Иван у Булгакова получился куда интереснее Мастера. Иван мятежный, в нем кипят страсти, он готов один идти против целой системы, он меняется по ходу действия. В отличие от пассивного Мастера, который за всю книгу талдычит одну и ту же фразу: «Ах, Марго, оставь меня, со мной ты будешь так несчастна», которая под конец надоедает даже ей. Мастера над Бездомным возвышало в читательским глазах лишь то, что первый написал хороший текст, а второй – бездарь. Но если автор «внешнего романа» это Иван Бездомный, то его текст как минимум не хуже. А значит, он – это «Второй Мастер», ученик Первого.

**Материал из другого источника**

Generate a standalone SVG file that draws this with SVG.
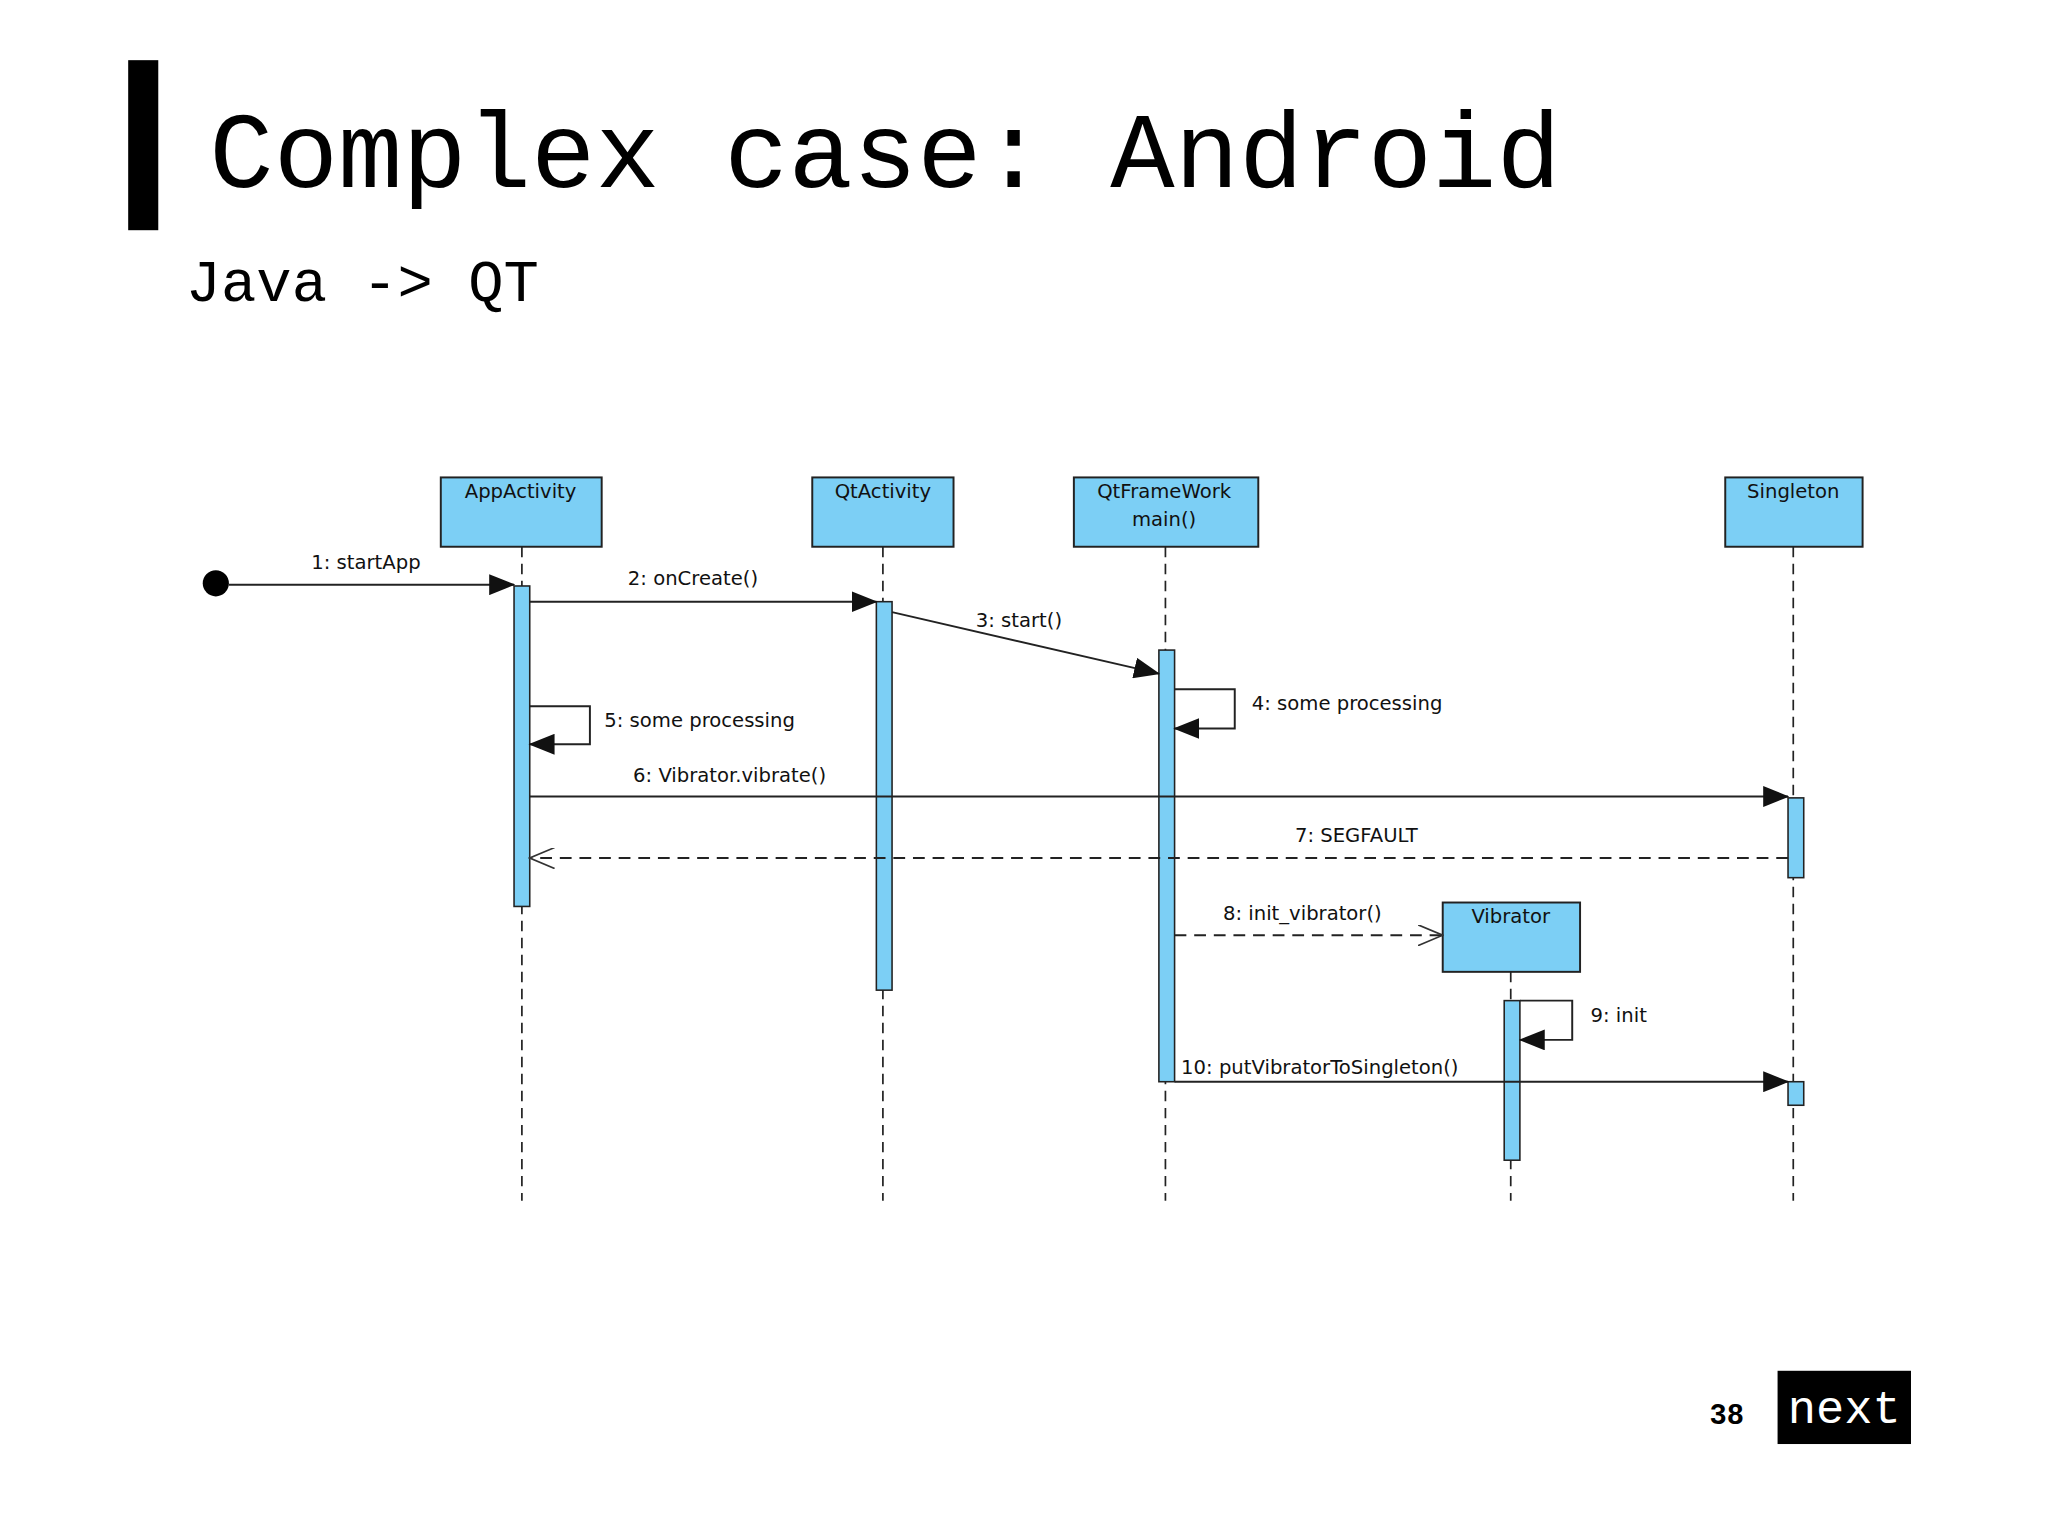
<svg xmlns="http://www.w3.org/2000/svg" width="2048" height="1536" viewBox="0 0 2048 1536">
<style>
.box{fill:#7ccff5;stroke:#222;stroke-width:1.5}
.act{fill:#7ccff5;stroke:#222;stroke-width:1.2}
.life{stroke:#222;stroke-width:1.3;stroke-dasharray:8,5;fill:none}
.msg{stroke:#222;stroke-width:1.5;fill:none}
.ret{stroke:#222;stroke-width:1.5;fill:none;stroke-dasharray:9,6}
.lbl{font-family:"DejaVu Sans",sans-serif;font-size:15px;fill:#111}
.nm{font-family:"DejaVu Sans",sans-serif;font-size:15px;fill:#111;text-anchor:middle}
</style>
<defs>
<marker id="fa" markerWidth="20" markerHeight="16" refX="19" refY="8" orient="auto" markerUnits="userSpaceOnUse"><path d="M0,0 L20,8 L0,16 Z" fill="#111"/></marker>
<marker id="oa" markerWidth="20" markerHeight="16" refX="19" refY="8" orient="auto" markerUnits="userSpaceOnUse"><path d="M0,0 L19,8 L0,16" fill="none" stroke="#333" stroke-width="1.3"/></marker>
</defs>
<rect width="2048" height="1536" fill="#fff"/>
<g transform="scale(1.308)">
<rect x="98" y="46" width="23" height="130" fill="#000"/>
<text x="160" y="143" font-family="Liberation Mono, monospace" font-size="82" fill="#000">Complex case: Android</text>
<text x="142" y="230" font-family="Liberation Mono, monospace" font-size="45" fill="#000">Java -&gt; QT</text>
<g id="lifelines">
<line class="life" x1="399" y1="418" x2="399" y2="918"/>
<line class="life" x1="675" y1="418" x2="675" y2="918"/>
<line class="life" x1="891" y1="418" x2="891" y2="918"/>
<line class="life" x1="1371" y1="418" x2="1371" y2="918"/>
<line class="life" x1="1155" y1="743" x2="1155" y2="918"/>
</g>
<g id="AppActivity"><rect class="box" x="337" y="365" width="123" height="53"/><text class="nm" x="398" y="381">AppActivity</text></g>
<g id="QtActivity"><rect class="box" x="621" y="365" width="108" height="53"/><text class="nm" x="675" y="381">QtActivity</text></g>
<g id="QtFrameWork"><rect class="box" x="821" y="365" width="141" height="53"/><text class="nm" x="890" y="381">QtFrameWork</text><text class="nm" x="890" y="402">main()</text></g>
<g id="Singleton"><rect class="box" x="1319" y="365" width="105" height="53"/><text class="nm" x="1371" y="381">Singleton</text></g>
<g id="Vibrator"><rect class="box" x="1103" y="690" width="105" height="53"/><text class="nm" x="1155" y="706">Vibrator</text></g>
<g id="activations">
<rect class="act" x="393" y="448" width="12" height="245"/>
<rect class="act" x="670" y="460" width="12" height="297"/>
<rect class="act" x="886" y="497" width="12" height="330"/>
<rect class="act" x="1367" y="610" width="12" height="61"/>
<rect class="act" x="1367" y="827" width="12" height="18"/>
<rect class="act" x="1150" y="765" width="12" height="122"/>
</g>
<g id="connectors">
<circle cx="165" cy="446" r="10" fill="#000"/>
<line class="msg" x1="175" y1="447" x2="393" y2="447" marker-end="url(#fa)"/>
<text class="lbl" x="238" y="435">1: startApp</text>
<line class="msg" x1="405" y1="460" x2="670" y2="460" marker-end="url(#fa)"/>
<text class="lbl" x="480" y="447">2: onCreate()</text>
<line class="msg" x1="682" y1="468" x2="886" y2="515" marker-end="url(#fa)"/>
<text class="lbl" x="746" y="479">3: start()</text>
<path class="msg" d="M898,527 H944 V557 H898" marker-end="url(#fa)"/>
<text class="lbl" x="957" y="543">4: some processing</text>
<path class="msg" d="M405,540 H451 V569 H405" marker-end="url(#fa)"/>
<text class="lbl" x="462" y="556">5: some processing</text>
<line class="msg" x1="405" y1="609" x2="1367" y2="609" marker-end="url(#fa)"/>
<text class="lbl" x="484" y="598">6: Vibrator.vibrate()</text>
<line class="ret" x1="1367" y1="656" x2="405" y2="656" marker-end="url(#oa)"/>
<text class="lbl" x="990" y="644">7: SEGFAULT</text>
<line class="ret" x1="898" y1="715" x2="1103" y2="715" marker-end="url(#oa)"/>
<text class="lbl" x="935" y="703">8: init_vibrator()</text>
<path class="msg" d="M1162,765 H1202 V795 H1162" marker-end="url(#fa)"/>
<text class="lbl" x="1216" y="781">9: init</text>
<line class="msg" x1="898" y1="827" x2="1367" y2="827" marker-end="url(#fa)"/>
<text class="lbl" x="903" y="821">10: putVibratorToSingleton()</text>
</g>
<text x="1307" y="1089" font-family="Liberation Mono, monospace" font-size="22" font-weight="bold" fill="#000">38</text>
<rect x="1359" y="1048" width="102" height="56" fill="#000"/>
<text x="1410" y="1088" text-anchor="middle" font-family="Liberation Mono, monospace" font-size="36" fill="#fff">next</text>
</g>
</svg>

Имя героя выбрано неслучайно. Именно герой по имени Иван у Достоевского разговаривает с самим Чёртом. Но можно пойти и дальше. Поскольку в тексте так много новозаветных аллюзий, то искать нужно прямо там, в первоисточнике. Заметим, что роман написан не от первого лица, хотя сам автор является его героем. Ровно так написано «Евангелие от Иоанна». Тот нигде не пишет «я», скрываясь под оборотом «самый младший из апостолов» или «любимый ученик» (ученик мастера). А еще, именно Апостол Иоанн написал не только Евангелие – повествование о том, что видел своими глазами. Но и книгу о том, чего не было, но что он предугадывает – книгу «Апокалипсис». Книгу об Антихристе, о Дьяволе. А текст, написанный настоящим мастером, становится новой реальностью.